Aimee Trapnell reluctantly leaves her apartment on Manhattan’s Central Park West to return to her childhood home in Georgia for her father’s ninetieth birthday. Also on hand are her two brothers, wily Marsh and ne’er-do-well Trainor. With a forty-billion-dollar inheritance at stake, they’re willing to do whatever it takes to make the old man happy.

To their shock they learn that what their father wants for his birthday is to kill someone. He doesn’t care who it is. He just wants to know what it’s like to commit murder.

Betrayal, double-dealing, and fast-paced action set the Trapnells on a collision course with an unexpected villain. Their journey takes them from the swamps of Georgia, to Italy’s glittering Amalfi coast, to rugged Yellowstone National Park.


Excerpt:

Blanton looked off into the middle distance, biding his time and letting the tension build. Then he swept his glacial gray gaze over his children. “Y’all asked me what I wanted for my birthday. I told y’all I’d think on it and get back to y’all.”

Aimee, Trainor, and Marsh nodded their heads. It didn’t sound like he was getting married, which was good, but they didn’t like the expression in his eyes. Something about it hinted strongly that he wasn’t about to request they make a donation to a charity in his name, or bake him a cake.
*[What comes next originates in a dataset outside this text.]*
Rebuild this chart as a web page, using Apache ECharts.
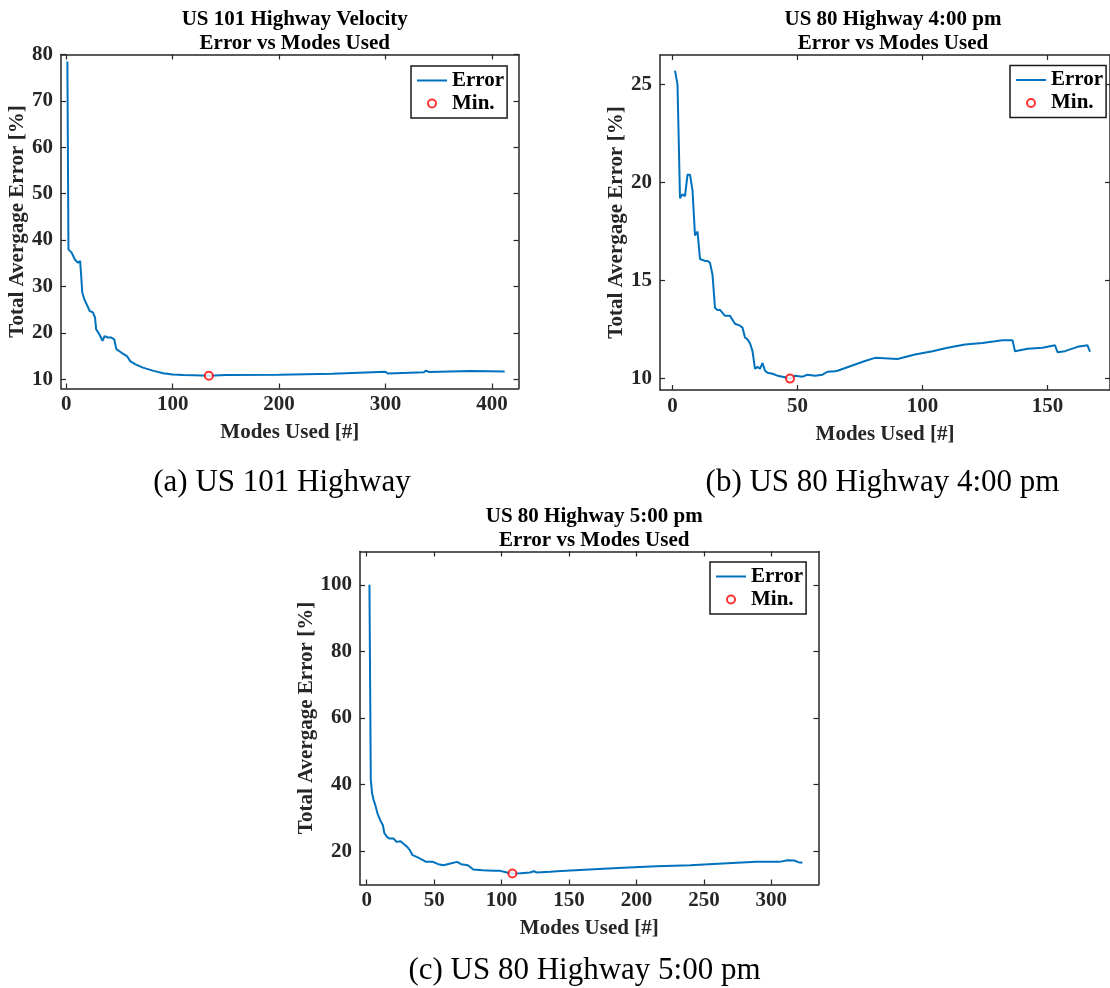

“That’s right, Daddy,” Aimee said.

The three of them wondered what the old man was going to ask for. He was obviously hesitant to name it, so it might not be strictly legal, but whatever it was, they’d get it for him. There was too much riding on it to refuse. He couldn’t live forever, and he was currently worth around forty billion dollars, by best reckoning.

It’s something weird, Aimee thought, noting the old man’s reticence. It’s probably a prostitute, or several prostitutes, or maybe even several dwarf prostitutes.

It’s gotta be drugs, Trainor thought. The old guy wants to try some cocaine or who knows? Maybe even meth, and that’s totally fine because I can help him out in that department.

Oh, God, thought Marsh, noting his father’s solemn expression. Whatever it is, it’s bad.

Marsh was correct. It was bad. A bevy of the most degenerate prostitutes imaginable bearing a kilo of the purest cocaine would seem like a Sunday School picnic compared to what Blanton wanted for his ninetieth birthday.

“I want to kill a man,” he told them.

There was a shocked silence. Finally Trainor spoke. “Anybody in particular?”